Quote the data below in full, minus the images.

-- START OF Data provided --

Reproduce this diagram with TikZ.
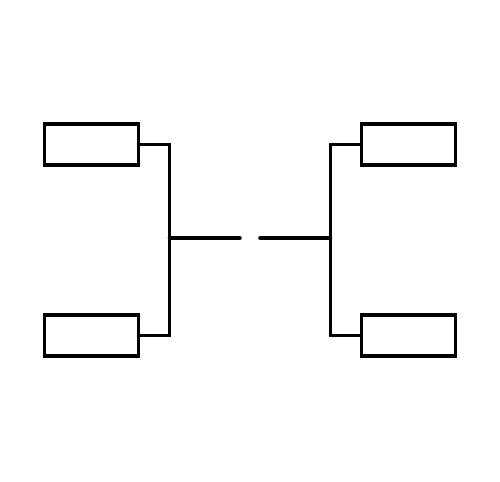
\documentclass[tikz,border=0pt]{standalone}
\usepackage{tikz}

\begin{document}
\begin{tikzpicture}[x=0.02cm,y=-0.02cm,
    slot/.style={draw,line width=2pt,inner sep=0pt,minimum width=1.88cm,minimum height=0.82cm},
    wire/.style={line width=2pt}]
    \useasboundingbox (0,0) rectangle (500,481);
    \node[slot] (lt) at (91.5,144.5) {};
    \node[slot] (lb) at (91.5,335.5) {};
    \node[slot] (rt) at (408.5,144.5) {};
    \node[slot] (rb) at (408.5,335.5) {};
    \coordinate (lj) at (169.5,238);
    \coordinate (rj) at (330.5,238);
    \coordinate (le) at (240,238);
    \coordinate (re) at (260,238);
    \draw[wire] (lt.east) -| (lj) |- (lb.east);
    \draw[wire] (rt.west) -| (rj) |- (rb.west);
    \draw[wire,line cap=round] (lj) -- (le);
    \draw[wire,line cap=round] (rj) -- (re);
\end{tikzpicture}
\end{document}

-- END OF Data provided --

## Reply to the task
Reproduce this diagram with TikZ.
\documentclass[tikz,border=0pt]{standalone}
\usepackage{tikz}

\begin{document}
\begin{tikzpicture}[x=0.02cm,y=-0.02cm,
    slot/.style={draw,line width=2pt,inner sep=0pt,minimum width=1.88cm,minimum height=0.82cm},
    wire/.style={line width=2pt}]
    \useasboundingbox (0,0) rectangle (500,481);
    \node[slot] (lt) at (91.5,144.5) {};
    \node[slot] (lb) at (91.5,335.5) {};
    \node[slot] (rt) at (408.5,144.5) {};
    \node[slot] (rb) at (408.5,335.5) {};
    \coordinate (lj) at (169.5,238);
    \coordinate (rj) at (330.5,238);
    \coordinate (le) at (240,238);
    \coordinate (re) at (260,238);
    \draw[wire] (lt.east) -| (lj) |- (lb.east);
    \draw[wire] (rt.west) -| (rj) |- (rb.west);
    \draw[wire,line cap=round] (lj) -- (le);
    \draw[wire,line cap=round] (rj) -- (re);
\end{tikzpicture}
\end{document}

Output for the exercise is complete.